Ecosmob is a company based out of India. It has been a player in the VoIP market for about a decade.
Early last year the company announced a FreeSWITCH PBX (News - Alert) solution. It can support hundreds to thousands of concurrent calls and conferences. That Ecosmob Technologies offering also features automatic speech recognition, call detail reports, call forwarding, caller ID, caller ID customization, call me, cell phone integration, conferencing support, CRM integration, find me/follow me, multilingual support, PA system capability, remote phone support, support for various codecs, text-to-speech functionality, unlimited auto attendants and extensions, and XML-RPC control of live calls.

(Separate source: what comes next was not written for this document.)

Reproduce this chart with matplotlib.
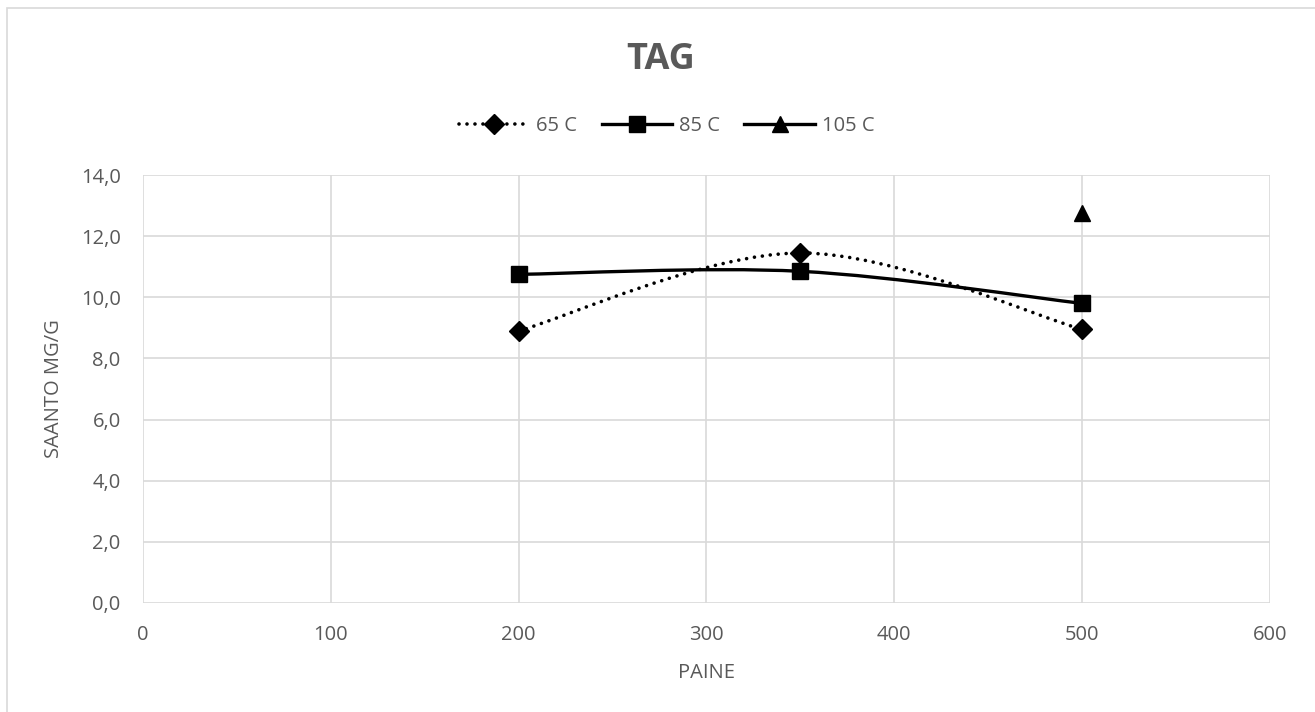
import matplotlib
matplotlib.use("Agg")
import matplotlib.pyplot as plt
from matplotlib.path import Path
from matplotlib.patches import PathPatch, Rectangle
from matplotlib.lines import Line2D
from matplotlib.ticker import FuncFormatter

plt.rcParams["font.family"] = ["Open Sans", "DejaVu Sans"]

x_65 = [200, 350, 500]
y_65 = [8.9, 11.45, 8.95]
x_85 = [200, 350, 500]
y_85 = [10.75, 10.85, 9.8]
x_105 = [500]
y_105 = [12.75]

labels = ["65 C", "85 C", "105 C"]
GRAY = "#595959"
GRID = "#D9D9D9"
DOTS = (0, (0.01, 2.2))


def smooth_path(xs, ys):
    """Excel-style smoothed line: Catmull-Rom segments as cubic Beziers."""
    pts = list(zip(xs, ys))
    verts = [pts[0]]
    codes = [Path.MOVETO]
    n = len(pts)
    for i in range(n - 1):
        p0 = pts[max(i - 1, 0)]
        p1 = pts[i]
        p2 = pts[i + 1]
        p3 = pts[min(i + 2, n - 1)]
        c1 = (p1[0] + (p2[0] - p0[0]) / 6, p1[1] + (p2[1] - p0[1]) / 6)
        c2 = (p2[0] - (p3[0] - p1[0]) / 6, p2[1] - (p3[1] - p1[1]) / 6)
        verts += [c1, c2, p2]
        codes += [Path.CURVE4] * 3
    return Path(verts, codes)


fig = plt.figure(figsize=(13.15, 7.12), dpi=100)
ax = fig.add_axes([0.1087, 0.1531, 0.8571, 0.6011])

# chart border (runs off the right and bottom edges)
fig.patches.append(Rectangle((0.0055, -0.05), 1.1, 1.039, transform=fig.transFigure,
                             fill=False, edgecolor=GRID, linewidth=1.2))

ax.add_patch(PathPatch(smooth_path(x_65, y_65), fill=False, edgecolor="black",
                       linewidth=2.6, linestyle=DOTS, capstyle="round", zorder=3))
ax.add_patch(PathPatch(smooth_path(x_85, y_85), fill=False, edgecolor="black",
                       linewidth=2.4, zorder=3))
ax.plot(x_65, y_65, linestyle="none", marker="D", markersize=10, color="black", zorder=4)
ax.plot(x_85, y_85, linestyle="none", marker="s", markersize=11, color="black", zorder=4)
ax.plot(x_105, y_105, linestyle="none", marker="^", markersize=11, color="black", zorder=4)

ax.set_xlim(0, 600)
ax.set_ylim(0, 14)
ax.set_xticks(range(0, 601, 100))
ax.set_yticks(range(0, 15, 2))
ax.yaxis.set_major_formatter(FuncFormatter(lambda v, _: f"{v:.1f}".replace(".", ",")))
ax.grid(True, color=GRID, linewidth=1.2)
ax.set_axisbelow(True)
for s in ax.spines.values():
    s.set_visible(False)
ax.tick_params(length=0, labelsize=14.5, colors=GRAY)
ax.tick_params(axis="y", pad=16)
ax.tick_params(axis="x", pad=16)

ax.set_xlabel("PAINE", fontsize=14.5, color=GRAY, labelpad=13)
ax.set_ylabel("SAANTO MG/G", fontsize=14.5, color=GRAY, labelpad=12)
fig.text(0.502, 0.916, "TAG", ha="center", va="center", fontsize=26,
         fontweight="bold", color=GRAY)

handles = [
    Line2D([], [], color="black", linewidth=2.6, linestyle=DOTS,
           dash_capstyle="round", marker="D", markersize=10),
    Line2D([], [], color="black", linewidth=2.4, marker="s", markersize=11),
    Line2D([], [], color="black", linewidth=2.4, marker="^", markersize=11),
]
fig.legend(handles, labels, loc="center", bbox_to_anchor=(0.507, 0.823), ncol=3,
           frameon=False, fontsize=14.5, labelcolor=GRAY, handlelength=3.5,
           handletextpad=0.35, columnspacing=1.2)

fig.savefig("out.png", dpi=100)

FreeSWITCH is an open source telephony platform that can route and interconnect audio, text, video, or any other media. Created in 2006 by the developers of Asterisk (News - Alert), FreeSWITCH delivers cross-platform support, modularity, scalability, and stability. It supports H.323, SIP, Skype, and WebRTC. And it can interface with other open source PBX systems including Asterisk, Bayonne, Call Weaver, sipXecs, and YATE.